É um dos episódios mais emocionantes. As dimensões singelas daquela construção simples de 1950 concentram o som de vozes e instrumentos e multiplicam especialmente a potência percussiva dos graves dos tambores. O ouvinte entra em um mundo à parte. Homens de mãos calejadas espancando o couro dos tambores e mulheres de saias rodopiando estandartes contra o teto da igreja conduzem a catarse coletiva e revelam a força devota dos congueiros a São Benedito.
Além da banda de congo de São Benedito do Rosário de Vila do Riacho, outra presença marcante foi o Reis de Boi de Mestre Nilo (foto capa), um dos mais antigos do Espírito Santo e um dos poucos sobreviventes no município de Conceição da Barra. A chegada da Aracruz Celulose e da conseguinte cultura do eucalipto dispersou os quilombolas da região e arrasou a existência dos grupos de Reis de Boi. O município chegou a contabilizar mais de uma centena de grupos, que, hoje, não chega a uma dezena.
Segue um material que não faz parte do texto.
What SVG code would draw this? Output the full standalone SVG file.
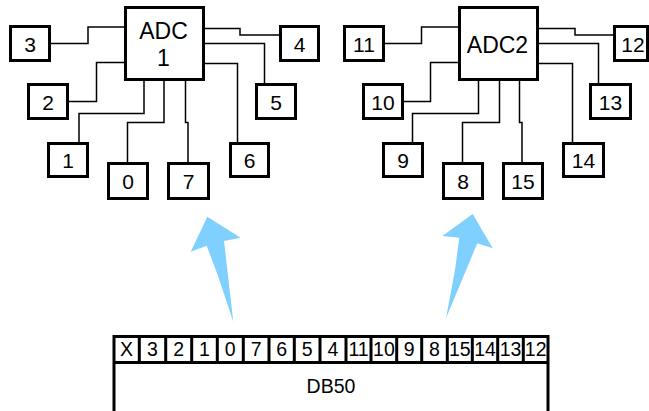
<svg xmlns="http://www.w3.org/2000/svg" width="649" height="411" viewBox="0 0 649 411">
<style>
.box{fill:#fff;stroke:#000;stroke-width:3}
.lbl{font-family:"Liberation Sans",Arial,sans-serif;font-size:21px;text-anchor:middle;fill:#000}
.big{font-family:"Liberation Sans",Arial,sans-serif;font-size:23px;text-anchor:middle;fill:#000}
.cell{font-family:"Liberation Sans",Arial,sans-serif;font-size:19.5px;text-anchor:middle;fill:#000}
.wire{fill:none;stroke:#000;stroke-width:1.5}
.arrow{fill:#80D0FF}
</style>
<rect width="649" height="411" fill="#fff"/>
<g id="connectors">
<path class="wire" d="M50,43.5 H88 V27 H125"/>
<path class="wire" d="M68,101.5 H96.5 V62.5 H125"/>
<path class="wire" d="M79,142 V113.5 H144 V81"/>
<path class="wire" d="M127.5,162 V122.5 H164 V81"/>
<path class="wire" d="M185.5,81 V122.5 H188 V162"/>
<path class="wire" d="M204,63.5 H237.5 V142"/>
<path class="wire" d="M204,43.5 H264.5 V83"/>
<path class="wire" d="M204,28.5 H240 V35 H279"/>
<path class="wire" d="M384,43.5 H421.5 V27 H459"/>
<path class="wire" d="M403,101.5 H430.5 V62.5 H459"/>
<path class="wire" d="M412.5,142 V113.5 H478.5 V81"/>
<path class="wire" d="M462.5,162 V122.5 H499.5 V81"/>
<path class="wire" d="M519.5,81 V122.5 H522 V162"/>
<path class="wire" d="M538,63.5 H572.5 V142"/>
<path class="wire" d="M538,43.5 H598.5 V83"/>
<path class="wire" d="M538,28.5 H575 V35 H613"/>
<path class="arrow" d="M207.3,216.7 L240.7,237.7 L224,241 L233.3,321.7 L218.3,276.7 L206.7,245.7 L190.7,251.7 Z"/>
<path class="arrow" d="M472.7,214 L492.7,248.3 L477.3,243.3 L446,318.3 L455,270 L459.3,237.7 L442.3,236 Z"/>
</g>
<g id="adc1"><rect class="box" x="125.5" y="7.5" width="78" height="72"/><text class="big" x="163.5" y="38.5">ADC</text><text class="big" x="163.5" y="66">1</text></g>
<g id="adc2"><rect class="box" x="459.5" y="7.5" width="78" height="72"/><text class="big" x="497.5" y="53">ADC2</text></g>
<g id="n3"><rect class="box" x="10.5" y="26.5" width="39" height="34"/><text class="lbl" x="30" y="51.5">3</text></g>
<g id="n4"><rect class="box" x="280.5" y="26.5" width="38" height="34"/><text class="lbl" x="299.5" y="51.5">4</text></g>
<g id="n2"><rect class="box" x="28.5" y="84.5" width="39" height="34"/><text class="lbl" x="48" y="109.5">2</text></g>
<g id="n5"><rect class="box" x="256.5" y="84.5" width="39" height="34"/><text class="lbl" x="276" y="109.5">5</text></g>
<g id="n1"><rect class="box" x="48.5" y="143.5" width="39" height="33"/><text class="lbl" x="68" y="168">1</text></g>
<g id="n6"><rect class="box" x="230.5" y="143.5" width="38" height="33"/><text class="lbl" x="249.5" y="168">6</text></g>
<g id="n0"><rect class="box" x="108.5" y="163.5" width="39" height="35"/><text class="lbl" x="128" y="189">0</text></g>
<g id="n7"><rect class="box" x="168.5" y="163.5" width="40" height="35"/><text class="lbl" x="188.5" y="189">7</text></g>
<g id="n11"><rect class="box" x="344.5" y="26.5" width="39" height="34"/><text class="lbl" x="364" y="51.5">11</text></g>
<g id="n12"><rect class="box" x="614.5" y="26.5" width="33" height="34"/><text class="lbl" x="633" y="51.5">12</text></g>
<g id="n10"><rect class="box" x="363.5" y="84.5" width="39" height="34"/><text class="lbl" x="383" y="109.5">10</text></g>
<g id="n13"><rect class="box" x="590.5" y="84.5" width="40" height="34"/><text class="lbl" x="610.5" y="109.5">13</text></g>
<g id="n9"><rect class="box" x="383.5" y="143.5" width="39" height="33"/><text class="lbl" x="403" y="168">9</text></g>
<g id="n14"><rect class="box" x="563.5" y="143.5" width="40" height="33"/><text class="lbl" x="583.5" y="168">14</text></g>
<g id="n8"><rect class="box" x="443.5" y="163.5" width="39" height="35"/><text class="lbl" x="463" y="189">8</text></g>
<g id="n15"><rect class="box" x="503.5" y="163.5" width="39" height="35"/><text class="lbl" x="523" y="189">15</text></g>
<g id="db50">
<rect class="box" x="114" y="336.5" width="434" height="90"/>
<path class="wire" style="stroke-width:3" d="M114,362.5 H548 M139.3,336.5 V362.5 M165.7,336.5 V362.5 M191.7,336.5 V362.5 M217.3,336.5 V362.5 M243.3,336.5 V362.5 M269,336.5 V362.5 M294.3,336.5 V362.5 M320,336.5 V362.5 M346,336.5 V362.5 M371,336.5 V362.5 M396.7,336.5 V362.5 M421.7,336.5 V362.5 M447.3,336.5 V362.5 M472.3,336.5 V362.5 M497.7,336.5 V362.5 M523.3,336.5 V362.5"/>
<text class="cell" x="126.5" y="356">X</text>
<text class="cell" x="152.5" y="356">3</text>
<text class="cell" x="178.7" y="356">2</text>
<text class="cell" x="204.5" y="356">1</text>
<text class="cell" x="230.3" y="356">0</text>
<text class="cell" x="256.2" y="356">7</text>
<text class="cell" x="281.7" y="356">6</text>
<text class="cell" x="307.2" y="356">5</text>
<text class="cell" x="333" y="356">4</text>
<text class="cell" x="358.5" y="356">11</text>
<text class="cell" x="383.9" y="356">10</text>
<text class="cell" x="409.2" y="356">9</text>
<text class="cell" x="434.5" y="356">8</text>
<text class="cell" x="459.8" y="356">15</text>
<text class="cell" x="485" y="356">14</text>
<text class="cell" x="510.5" y="356">13</text>
<text class="cell" x="535.7" y="356">12</text>
<text class="cell" x="331" y="392.5">DB50</text>
</g>
</svg>
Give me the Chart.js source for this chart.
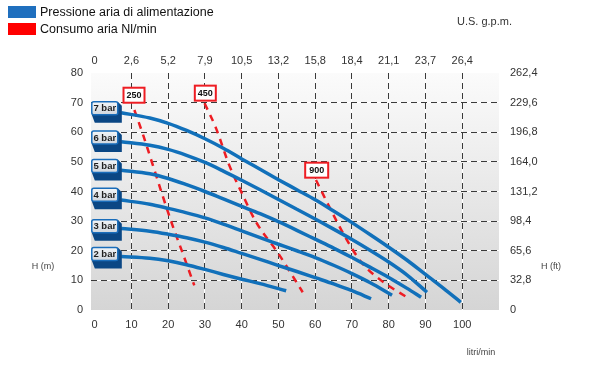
<!DOCTYPE html>
<html>
<head>
<meta charset="utf-8">
<script src="https://cdn.jsdelivr.net/npm/chart.js@4.4.1/dist/chart.umd.min.js"></script>
<style>
  body { margin: 0; background: #fff; }
</style>
</head>
<body>
<canvas id="pumpChart" width="600" height="390"></canvas>
<script>
// axis ticks
const flowTicks = [0, 10, 20, 30, 40, 50, 60, 70, 80, 90, 100];
const gpmLabels = ['0', '2,6', '5,2', '7,9', '10,5', '13,2', '15,8', '18,4', '21,1', '23,7', '26,4'];
const headTicks = [0, 10, 20, 30, 40, 50, 60, 70, 80];
const feetLabels = ['0', '32,8', '65,6', '98,4', '131,2', '164,0', '196,8', '229,6', '262,4'];

// pressure curves (litri/min -> H m)
const bar7Flow = [7.2, 15, 20, 25, 30, 35, 40, 45, 50, 55, 60, 65, 70, 75, 80, 85, 90, 95, 99.6];
const bar7Head = [66.6, 64.8, 63.0, 60.6, 57.8, 54.6, 51.0, 47.5, 44.0, 40.6, 37.2, 33.4, 29.5, 25.4, 21.2, 16.8, 12.0, 7.2, 2.6];
const bar6Flow = [7.2, 15, 20, 25, 30, 35, 40, 45, 50, 55, 60, 65, 70, 75, 80, 85, 90.4];
const bar6Head = [56.8, 55.6, 54.2, 52.2, 49.8, 46.9, 43.8, 40.6, 37.3, 34.0, 30.7, 27.3, 23.8, 20.1, 16.2, 11.8, 6.0];
const bar5Flow = [7.2, 15, 20, 25, 30, 35, 40, 45, 50, 55, 60, 65, 70, 75, 80, 85, 88.8];
const bar5Head = [47.2, 46.0, 44.4, 42.3, 40.0, 37.5, 35.0, 32.5, 29.8, 26.9, 23.9, 20.9, 17.7, 14.4, 11.0, 7.3, 4.3];
const bar4Flow = [7.2, 15, 20, 25, 30, 35, 40, 45, 50, 55, 60, 65, 70, 75, 80.9];
const bar4Head = [37.1, 35.7, 34.3, 32.8, 31.1, 29.0, 26.7, 24.4, 22.2, 20.0, 17.7, 15.1, 12.3, 9.2, 5.0];
const bar3Flow = [7.2, 15, 20, 25, 30, 35, 40, 45, 50, 55, 60, 65, 70, 75.2];
const bar3Head = [27.5, 26.6, 25.6, 24.4, 22.9, 21.1, 19.1, 17.1, 15.0, 13.0, 10.9, 8.8, 6.5, 3.8];
const bar2Flow = [7.2, 15, 20, 25, 30, 35, 40, 45, 52.1];
const bar2Head = [18.1, 17.5, 16.6, 15.3, 13.7, 12.0, 10.4, 8.9, 6.5];

// air consumption curves (Nl/min)
const air250Flow = [10.8, 13.2, 15.8, 18.5, 21.2, 24.0, 27.1];
const air250Head = [67.5, 59.0, 49.0, 38.5, 28.5, 19.0, 8.3];
const air450Flow = [29.9, 33.0, 36.6, 40.3, 43.9, 50.0, 56.6];
const air450Head = [69.8, 61.4, 48.9, 38.8, 29.7, 19.0, 6.0];
const air900Flow = [60.2, 64.3, 68.4, 72.5, 77.9, 85.6];
const air900Head = [43.9, 33.7, 24.1, 16.2, 10.0, 3.8];

// tags
const barNames = ['7 bar', '6 bar', '5 bar', '4 bar', '3 bar', '2 bar'];
const barTagFlow = 2.75;
const barTagHead = [68.1, 58.2, 48.6, 38.9, 28.3, 18.9];
const airNames = ['250', '450', '900'];
const airTagFlow = [10.7, 30.1, 60.4];
const airTagHead = [72.5, 73.2, 47.2];

const BLUE = '#1170ba';
const RED = '#ee1d23';
const FONT = '"Liberation Sans", Arial, sans-serif';

function points(xs, ys) {
    return xs.map((v, i) => ({ x: v, y: ys[i] }));
}

function pressureSet(xs, ys) {
    return {
        data: points(xs, ys),
        showLine: true,
        borderColor: BLUE,
        borderWidth: 3.5,
        pointRadius: 0,
        cubicInterpolationMode: 'monotone',
        borderCapStyle: 'butt'
    };
}

function airSet(xs, ys) {
    return {
        data: points(xs, ys),
        showLine: true,
        borderColor: RED,
        borderWidth: 2.5,
        borderDash: [7, 6],
        pointRadius: 0,
        cubicInterpolationMode: 'monotone'
    };
}

// gradient plot background
const plotBackground = {
    id: 'plotBackground',
    beforeDraw(chart) {
        const { ctx, chartArea: a } = chart;
        const g = ctx.createLinearGradient(0, a.top, 0, a.bottom);
        g.addColorStop(0, '#fbfbfb');
        g.addColorStop(1, '#d5d5d5');
        ctx.save();
        ctx.fillStyle = g;
        ctx.fillRect(a.left, a.top, a.width, a.height);
        ctx.restore();
    }
};

// the 3d "bar" tags and the red air consumption boxes
const tags = {
    id: 'tags',
    afterDatasetsDraw(chart) {
        const { ctx, scales: { x, y } } = chart;
        ctx.save();
        ctx.textAlign = 'center';
        ctx.textBaseline = 'middle';

        barNames.forEach((name, i) => {
            const cx = x.getPixelForValue(barTagFlow);
            const cy = y.getPixelForValue(barTagHead[i]);
            const w = 26, h = 13;
            const x0 = cx - w / 2, y0 = cy - h / 2, x1 = x0 + w, y1 = y0 + h;

            ctx.fillStyle = '#0b4784';
            ctx.beginPath();
            ctx.moveTo(x1, y0);
            ctx.lineTo(x1 + 4, y0 + 4);
            ctx.lineTo(x1 + 4, y1 + 8);
            ctx.lineTo(x0 + 3, y1 + 8);
            ctx.lineTo(x0, y1);
            ctx.closePath();
            ctx.fill();

            const g = ctx.createLinearGradient(0, y0, 0, y1);
            g.addColorStop(0, '#f4f6f8');
            g.addColorStop(1, '#cfd6de');
            ctx.fillStyle = g;
            ctx.strokeStyle = '#1a6dba';
            ctx.lineWidth = 1.5;
            ctx.beginPath();
            ctx.roundRect(x0, y0, w, h, 2);
            ctx.fill();
            ctx.stroke();

            ctx.fillStyle = '#1e1e1e';
            ctx.font = 'bold 9.5px ' + FONT;
            ctx.fillText(name, cx, cy + 0.5);
        });

        airNames.forEach((name, i) => {
            const cx = x.getPixelForValue(airTagFlow[i]);
            const cy = y.getPixelForValue(airTagHead[i]);
            const w = name === '900' ? 23 : 21, h = 15;
            ctx.fillStyle = '#fff';
            ctx.strokeStyle = RED;
            ctx.lineWidth = 2;
            ctx.fillRect(cx - w / 2, cy - h / 2, w, h);
            ctx.strokeRect(cx - w / 2, cy - h / 2, w, h);
            ctx.fillStyle = '#111';
            ctx.font = 'bold 9px ' + FONT;
            ctx.fillText(name, cx, cy + 0.5);
        });
        ctx.restore();
    }
};

// legend and axis titles
const captions = {
    id: 'captions',
    afterDraw(chart) {
        const ctx = chart.ctx;
        ctx.save();
        ctx.fillStyle = '#1f6fbe';
        ctx.fillRect(8, 6, 28, 12);
        ctx.fillStyle = '#ff0000';
        ctx.fillRect(8, 23, 28, 12);

        ctx.fillStyle = '#111';
        ctx.font = '12.5px ' + FONT;
        ctx.textBaseline = 'middle';
        ctx.textAlign = 'left';
        ctx.fillText('Pressione aria di alimentazione', 40, 12.5);
        ctx.fillText('Consumo aria Nl/min', 40, 29.5);

        ctx.fillStyle = '#333';
        ctx.font = '11px ' + FONT;
        ctx.fillText('U.S. g.p.m.', 457, 22);

        ctx.fillStyle = '#444';
        ctx.font = '9px ' + FONT;
        ctx.textAlign = 'center';
        ctx.fillText('H (m)', 43, 267);
        ctx.fillText('H (ft)', 551, 267);
        ctx.fillText('litri/min', 481, 353);
        ctx.restore();
    }
};

const tickFont = { family: FONT, size: 11 };

const ctx = document.getElementById('pumpChart').getContext('2d');
const pumpChart = new Chart(ctx, {
    type: 'scatter',
    data: {
        datasets: [
            pressureSet(bar7Flow, bar7Head),
            pressureSet(bar6Flow, bar6Head),
            pressureSet(bar5Flow, bar5Head),
            pressureSet(bar4Flow, bar4Head),
            pressureSet(bar3Flow, bar3Head),
            pressureSet(bar2Flow, bar2Head),
            airSet(air250Flow, air250Head),
            airSet(air450Flow, air450Head),
            airSet(air900Flow, air900Head)
        ]
    },
    options: {
        responsive: false,
        animation: false,
        devicePixelRatio: 1,
        layout: { padding: 0 },
        plugins: {
            legend: { display: false },
            tooltip: { enabled: false }
        },
        scales: {
            x: {
                type: 'linear',
                position: 'bottom',
                min: -1,
                max: 110,
                afterBuildTicks: s => { s.ticks = flowTicks.map(v => ({ value: v })); },
                afterFit: s => { s.height = 80; },
                ticks: { font: tickFont, color: '#333', padding: 8, autoSkip: false, maxRotation: 0 },
                grid: {
                    drawTicks: false,
                    color: c => (c.tick && c.tick.value >= 10) ? '#ffffff' : 'transparent'
                },
                border: { display: false }
            },
            x2: {
                type: 'linear',
                position: 'top',
                min: -1,
                max: 110,
                afterBuildTicks: s => { s.ticks = flowTicks.map(v => ({ value: v })); },
                afterFit: s => { s.height = 73; },
                ticks: {
                    font: tickFont, color: '#333', padding: 5, autoSkip: false, maxRotation: 0,
                    callback: v => gpmLabels[flowTicks.indexOf(v)]
                },
                grid: {
                    drawTicks: false,
                    color: c => (c.tick && c.tick.value >= 10) ? '#3a3a3a' : 'transparent'
                },
                border: { display: false, dash: [6, 4] }
            },
            y: {
                type: 'linear',
                position: 'left',
                min: 0,
                max: 80,
                afterBuildTicks: s => { s.ticks = headTicks.map(v => ({ value: v })); },
                afterFit: s => { s.width = 91; },
                ticks: { font: tickFont, color: '#333', padding: 8 },
                grid: {
                    drawTicks: false,
                    color: c => (c.tick && c.tick.value >= 10 && c.tick.value <= 70) ? '#ffffff' : 'transparent'
                },
                border: { display: false }
            },
            y2: {
                type: 'linear',
                position: 'right',
                min: 0,
                max: 80,
                afterBuildTicks: s => { s.ticks = headTicks.map(v => ({ value: v })); },
                afterFit: s => { s.width = 101; },
                ticks: {
                    font: tickFont, color: '#333', padding: 11,
                    callback: v => feetLabels[headTicks.indexOf(v)]
                },
                grid: {
                    drawTicks: false,
                    color: c => (c.tick && c.tick.value >= 10 && c.tick.value <= 70) ? '#3a3a3a' : 'transparent'
                },
                border: { display: false, dash: [6, 4] }
            }
        }
    },
    plugins: [plotBackground, tags, captions]
});
</script>
</body>
</html>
Bandas de congo tradicionais de Vitória também prestigiaram o encontro, como a Panela de Barro de Goiabeiras Velha e a Amores da Lua, de Santa Marta. Pela primeira vez a Amores da Lua foi sem Mestre Reginaldo Sales, morto em novembro do ano passado aos 92 anos. Como Dona Astrogilda e Dona Mariquinha, Mestre Reginaldo é figura ilustre da cultura popular capixaba.
Participaram do encontro 24 bandas de congo e uma congada de Minas Gerais. Uma das grandes ausências foi a banda de congo dos índios Tupinikim.
As ausências provocaram críticas. Após o almoço, cada banda se apresentou na praça para depois seguir em um cortejo de despedida até a pousada de Dona Mariquinha. Ao microfone, a filha de Dona Astrogilda fez um manifesto dos grupos folclóricos. Fez críticas ao prefeito de Aracruz, Marcelo Coelho (PDT), e às prefeituras de Fundão e Linhares por falta de apoio ao transporte das bandas. “Poderíamos ter o dobro de grupos, que não puderam vir por falta de apoio municipal”.
Também não poupou o governo do Estado, cobrando a presença da Secretaria de Turismo e do governador. “Cadê o nosso governador?”, questionou.
O encontro deste ano evidenciou como a ausência de Dona Mariquinha interfere diretamente no roteiro da festa. Por algum motivo, o cortejo de despedida não funcionou e as bandas saíram da praça direto para os respectivos ônibus, estacionados nas proximidades. Claro que o fato não diminui a beleza da festa, mas destaca a falta que faz a mulher que é a grande figura da cultura popular local e uma das mais proeminentes do estado.